=== Information supplied ===

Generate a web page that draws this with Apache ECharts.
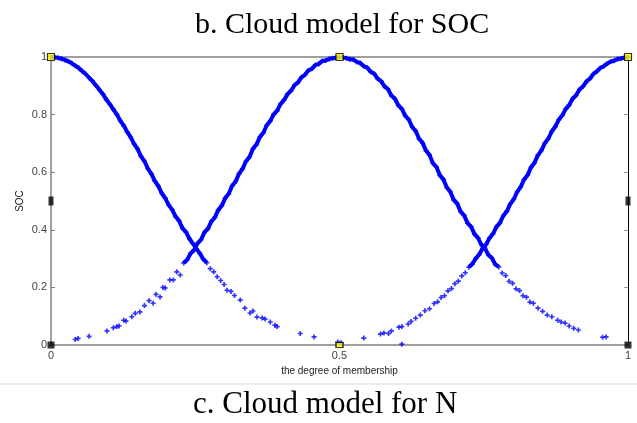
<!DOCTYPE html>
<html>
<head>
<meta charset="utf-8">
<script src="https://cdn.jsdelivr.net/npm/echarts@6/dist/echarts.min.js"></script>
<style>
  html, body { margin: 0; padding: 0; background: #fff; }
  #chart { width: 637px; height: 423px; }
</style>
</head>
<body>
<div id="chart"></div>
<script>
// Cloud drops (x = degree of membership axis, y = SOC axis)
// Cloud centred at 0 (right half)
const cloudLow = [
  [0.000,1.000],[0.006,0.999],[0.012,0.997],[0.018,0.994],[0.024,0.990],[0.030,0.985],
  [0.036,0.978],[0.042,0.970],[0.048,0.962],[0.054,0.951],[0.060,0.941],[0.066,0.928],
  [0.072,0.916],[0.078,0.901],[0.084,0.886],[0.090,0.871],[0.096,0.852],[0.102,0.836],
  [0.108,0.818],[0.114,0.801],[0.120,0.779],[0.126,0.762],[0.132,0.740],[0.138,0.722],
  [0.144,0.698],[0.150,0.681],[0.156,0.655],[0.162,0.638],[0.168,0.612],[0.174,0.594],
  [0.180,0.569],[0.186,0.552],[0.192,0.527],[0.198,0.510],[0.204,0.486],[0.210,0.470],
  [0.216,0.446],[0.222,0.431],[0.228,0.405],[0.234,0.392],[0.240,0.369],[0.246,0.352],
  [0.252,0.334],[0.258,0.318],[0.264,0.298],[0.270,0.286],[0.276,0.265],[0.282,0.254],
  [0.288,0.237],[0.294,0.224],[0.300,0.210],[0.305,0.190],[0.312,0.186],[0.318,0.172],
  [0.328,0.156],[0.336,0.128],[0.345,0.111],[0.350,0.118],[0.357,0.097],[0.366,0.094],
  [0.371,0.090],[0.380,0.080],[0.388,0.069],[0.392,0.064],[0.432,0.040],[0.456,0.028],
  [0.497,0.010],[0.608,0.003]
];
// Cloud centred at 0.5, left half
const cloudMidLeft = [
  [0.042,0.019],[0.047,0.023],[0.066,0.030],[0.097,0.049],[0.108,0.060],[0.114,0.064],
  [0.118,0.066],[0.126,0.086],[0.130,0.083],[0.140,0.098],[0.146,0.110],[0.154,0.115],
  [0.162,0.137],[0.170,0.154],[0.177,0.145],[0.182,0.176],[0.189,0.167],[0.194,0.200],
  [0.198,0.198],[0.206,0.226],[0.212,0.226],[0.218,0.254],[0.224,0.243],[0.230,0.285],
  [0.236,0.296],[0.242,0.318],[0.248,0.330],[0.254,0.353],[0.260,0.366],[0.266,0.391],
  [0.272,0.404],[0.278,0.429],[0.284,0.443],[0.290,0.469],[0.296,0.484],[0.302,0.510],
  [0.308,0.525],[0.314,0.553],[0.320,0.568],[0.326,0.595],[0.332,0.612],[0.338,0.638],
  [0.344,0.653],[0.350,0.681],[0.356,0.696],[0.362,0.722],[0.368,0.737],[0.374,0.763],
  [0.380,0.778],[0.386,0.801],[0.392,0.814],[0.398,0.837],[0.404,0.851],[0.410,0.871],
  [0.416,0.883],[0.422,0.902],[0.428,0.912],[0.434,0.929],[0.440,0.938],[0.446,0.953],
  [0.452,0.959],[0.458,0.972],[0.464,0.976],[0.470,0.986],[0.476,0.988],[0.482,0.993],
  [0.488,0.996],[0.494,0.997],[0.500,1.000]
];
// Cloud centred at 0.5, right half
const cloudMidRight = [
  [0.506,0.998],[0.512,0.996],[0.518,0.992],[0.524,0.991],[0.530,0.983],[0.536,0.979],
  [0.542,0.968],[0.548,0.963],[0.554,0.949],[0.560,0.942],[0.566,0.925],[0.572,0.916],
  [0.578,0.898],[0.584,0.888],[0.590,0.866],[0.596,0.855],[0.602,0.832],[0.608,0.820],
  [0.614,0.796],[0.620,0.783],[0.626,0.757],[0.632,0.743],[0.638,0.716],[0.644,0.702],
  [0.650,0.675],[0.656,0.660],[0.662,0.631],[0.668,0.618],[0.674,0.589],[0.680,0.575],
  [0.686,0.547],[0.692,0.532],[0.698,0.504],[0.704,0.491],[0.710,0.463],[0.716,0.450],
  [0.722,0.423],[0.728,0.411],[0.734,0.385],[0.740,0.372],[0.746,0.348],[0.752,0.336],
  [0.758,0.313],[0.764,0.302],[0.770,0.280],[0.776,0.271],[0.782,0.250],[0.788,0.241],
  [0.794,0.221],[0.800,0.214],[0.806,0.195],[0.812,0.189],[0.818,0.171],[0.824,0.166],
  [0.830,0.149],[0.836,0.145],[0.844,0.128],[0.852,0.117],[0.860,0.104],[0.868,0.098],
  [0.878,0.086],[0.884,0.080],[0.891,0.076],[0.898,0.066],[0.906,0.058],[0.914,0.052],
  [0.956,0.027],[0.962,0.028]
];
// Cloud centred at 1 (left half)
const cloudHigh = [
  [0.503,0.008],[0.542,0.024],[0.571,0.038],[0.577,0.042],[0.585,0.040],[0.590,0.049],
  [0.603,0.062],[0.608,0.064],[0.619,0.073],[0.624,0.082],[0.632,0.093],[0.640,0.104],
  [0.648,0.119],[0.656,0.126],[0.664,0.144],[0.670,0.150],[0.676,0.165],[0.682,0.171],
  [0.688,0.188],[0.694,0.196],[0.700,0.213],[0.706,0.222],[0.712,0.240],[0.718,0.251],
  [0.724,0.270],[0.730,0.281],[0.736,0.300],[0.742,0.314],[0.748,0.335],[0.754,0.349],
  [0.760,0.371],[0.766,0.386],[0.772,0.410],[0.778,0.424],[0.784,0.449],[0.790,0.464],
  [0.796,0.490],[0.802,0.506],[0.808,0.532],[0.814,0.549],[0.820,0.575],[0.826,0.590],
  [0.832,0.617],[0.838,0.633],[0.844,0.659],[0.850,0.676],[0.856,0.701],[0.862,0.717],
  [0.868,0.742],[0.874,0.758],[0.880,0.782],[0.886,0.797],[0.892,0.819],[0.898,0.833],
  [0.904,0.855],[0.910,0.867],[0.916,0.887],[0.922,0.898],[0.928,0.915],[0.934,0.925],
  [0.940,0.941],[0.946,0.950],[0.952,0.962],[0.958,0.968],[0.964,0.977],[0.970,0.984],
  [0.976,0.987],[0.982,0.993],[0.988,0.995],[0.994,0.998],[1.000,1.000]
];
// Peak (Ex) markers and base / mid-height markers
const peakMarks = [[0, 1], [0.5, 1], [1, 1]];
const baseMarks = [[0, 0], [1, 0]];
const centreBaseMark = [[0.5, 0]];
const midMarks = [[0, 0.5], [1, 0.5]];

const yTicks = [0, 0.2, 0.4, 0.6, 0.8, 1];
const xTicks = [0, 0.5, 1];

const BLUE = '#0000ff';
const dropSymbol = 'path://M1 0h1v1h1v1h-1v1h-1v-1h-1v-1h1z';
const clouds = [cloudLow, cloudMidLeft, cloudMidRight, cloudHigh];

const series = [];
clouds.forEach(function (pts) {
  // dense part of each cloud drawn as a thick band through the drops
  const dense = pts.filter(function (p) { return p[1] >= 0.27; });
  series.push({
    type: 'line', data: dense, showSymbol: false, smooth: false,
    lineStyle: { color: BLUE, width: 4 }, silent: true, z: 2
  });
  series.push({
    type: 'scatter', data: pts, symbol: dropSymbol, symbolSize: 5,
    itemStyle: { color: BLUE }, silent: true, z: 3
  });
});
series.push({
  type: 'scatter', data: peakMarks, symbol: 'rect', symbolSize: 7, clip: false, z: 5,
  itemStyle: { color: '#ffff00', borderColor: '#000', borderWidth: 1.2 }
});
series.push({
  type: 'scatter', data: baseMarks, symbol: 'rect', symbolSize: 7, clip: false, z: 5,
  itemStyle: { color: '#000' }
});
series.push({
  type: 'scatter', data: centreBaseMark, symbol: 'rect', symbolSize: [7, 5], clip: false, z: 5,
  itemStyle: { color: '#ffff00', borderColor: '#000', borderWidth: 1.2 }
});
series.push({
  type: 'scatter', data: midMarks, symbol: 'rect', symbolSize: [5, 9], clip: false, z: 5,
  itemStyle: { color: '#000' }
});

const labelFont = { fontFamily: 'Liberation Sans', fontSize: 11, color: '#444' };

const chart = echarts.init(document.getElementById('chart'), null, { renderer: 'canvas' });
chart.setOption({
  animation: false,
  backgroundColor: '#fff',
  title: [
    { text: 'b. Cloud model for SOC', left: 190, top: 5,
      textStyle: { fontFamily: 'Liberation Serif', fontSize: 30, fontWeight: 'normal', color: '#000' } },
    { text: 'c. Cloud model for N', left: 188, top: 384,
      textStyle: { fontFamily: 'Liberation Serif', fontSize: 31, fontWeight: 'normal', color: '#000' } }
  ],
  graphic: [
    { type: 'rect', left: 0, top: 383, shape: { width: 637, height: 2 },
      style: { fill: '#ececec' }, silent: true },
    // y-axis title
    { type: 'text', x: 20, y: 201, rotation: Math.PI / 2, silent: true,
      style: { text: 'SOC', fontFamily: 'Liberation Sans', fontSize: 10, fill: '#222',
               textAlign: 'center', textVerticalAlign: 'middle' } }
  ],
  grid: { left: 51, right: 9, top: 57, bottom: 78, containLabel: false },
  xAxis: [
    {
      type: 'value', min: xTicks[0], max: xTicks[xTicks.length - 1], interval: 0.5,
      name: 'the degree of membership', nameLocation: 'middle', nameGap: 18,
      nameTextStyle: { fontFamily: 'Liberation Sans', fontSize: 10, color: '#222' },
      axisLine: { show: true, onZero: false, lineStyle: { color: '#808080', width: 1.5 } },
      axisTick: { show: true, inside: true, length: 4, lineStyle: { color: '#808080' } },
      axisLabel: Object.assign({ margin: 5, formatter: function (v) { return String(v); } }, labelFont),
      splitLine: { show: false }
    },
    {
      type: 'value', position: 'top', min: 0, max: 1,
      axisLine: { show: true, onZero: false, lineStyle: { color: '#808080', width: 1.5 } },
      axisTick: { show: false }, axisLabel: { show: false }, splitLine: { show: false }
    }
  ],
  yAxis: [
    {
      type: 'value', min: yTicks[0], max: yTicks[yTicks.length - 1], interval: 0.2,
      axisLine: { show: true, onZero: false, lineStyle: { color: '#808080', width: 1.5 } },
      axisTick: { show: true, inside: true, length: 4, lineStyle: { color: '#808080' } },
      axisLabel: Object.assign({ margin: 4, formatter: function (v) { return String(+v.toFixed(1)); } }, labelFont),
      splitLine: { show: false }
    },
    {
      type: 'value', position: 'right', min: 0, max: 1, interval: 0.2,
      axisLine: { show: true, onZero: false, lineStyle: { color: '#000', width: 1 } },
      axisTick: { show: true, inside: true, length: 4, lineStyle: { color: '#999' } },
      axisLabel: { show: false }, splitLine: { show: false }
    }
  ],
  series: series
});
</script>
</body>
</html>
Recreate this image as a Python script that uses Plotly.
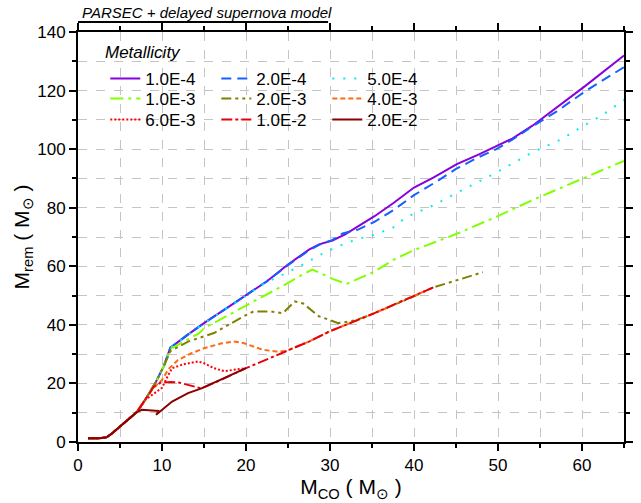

===

> Requirements:
Pick out lines containing the word "script", each one as written.

> Result below:
<script src="https://cdn.jsdelivr.net/npm/echarts@6/dist/echarts.min.js"></script>
<script>
</script>
Recreate this image as a Python script that uses Plotly.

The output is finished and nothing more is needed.